Como avaliam esta oportunidade proporcionada pela OesteCIM aos professores da região?
Tathiana Germano: “Faz sentido desafiarmo-nos e pensar as mudanças que nós podemos fazer. Temos de nos conhecer, de respeitar as outras culturas, temos de integrá-las sem deixarmos de ser nós próprios. Faz sentido perceber que as minhas estratégias têm de ir ao encontro de um desenvolvimento mais globalizante, porque hoje são vizinhos a 2.000 quilómetros, mas amanhã eles são os nossos vizinhos de sala.

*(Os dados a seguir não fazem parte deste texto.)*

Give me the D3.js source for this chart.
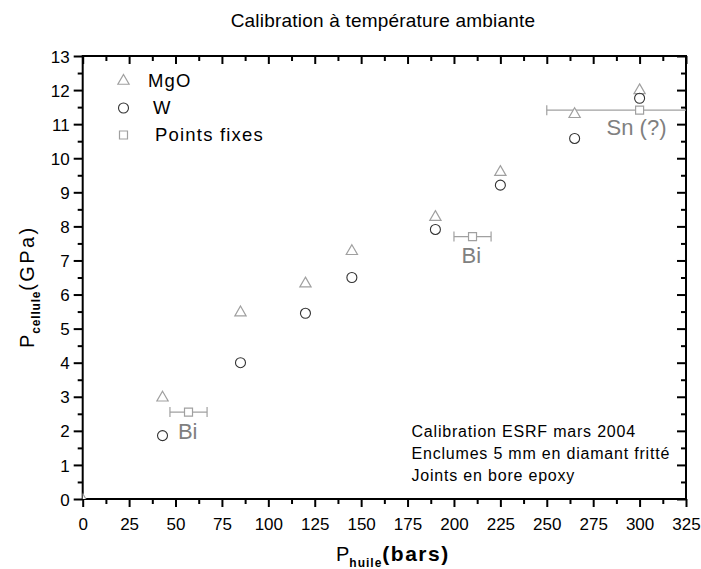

Cada vez mais vemos meninos a perderem-se noutras identidades, noutras nacionalidades e estou aqui a falar muito como educadora de infância, tenho miúdos a falar com sotaque brasileiro sendo filhos de portugueses.
É assustador a perda da nossa identidade. Faz sentido criarmos meninos com espinha dorsal para perceberem que somos portugueses. O que é ser português? O que é falar português? O que é viver em Portugal?
Mas também o que é ser um bom português? O que é ser uma boa pessoa? O que é ser uma pessoa que recebe, que aceita, que cresce com as coisas boas dos outros, mas sem perder a sua espinha dorsal?
Portanto, faz sentido perceber que é importante conhecermos o mundo que está aqui, ao virar da página.”
Deolinda Silva: “Faz todo o sentido e para todos os professores que possam participar nesta oportunidade, será de facto muito significativo, porque é um momento em que os professores saem do seu contexto para dedicar todo o tempo à aprendizagem, à reflexão, e em contexto de grupo. Por outro lado, é uma iniciativa que potencia muitas parcerias e muitas pontes de contacto do nosso território educativo com outros espaços, e isto é de facto muito importante.”
Susana Frutuoso: “Espero que a OesteCIM continue com estes projetos, porque isto é uma lufada de ar fresco, é uma oportunidade para o professor vir à tona de água e respirar, sair um pouco da sua rotina, poder perceber as coisas que faz bem, onde é que tem espaço para melhorar e perceber como potencia a possibilidade de transmitirmos aos nossos alunos que o mundo está aqui ao virar da esquina e tem que ser respeitado, mas explorado e vivido.”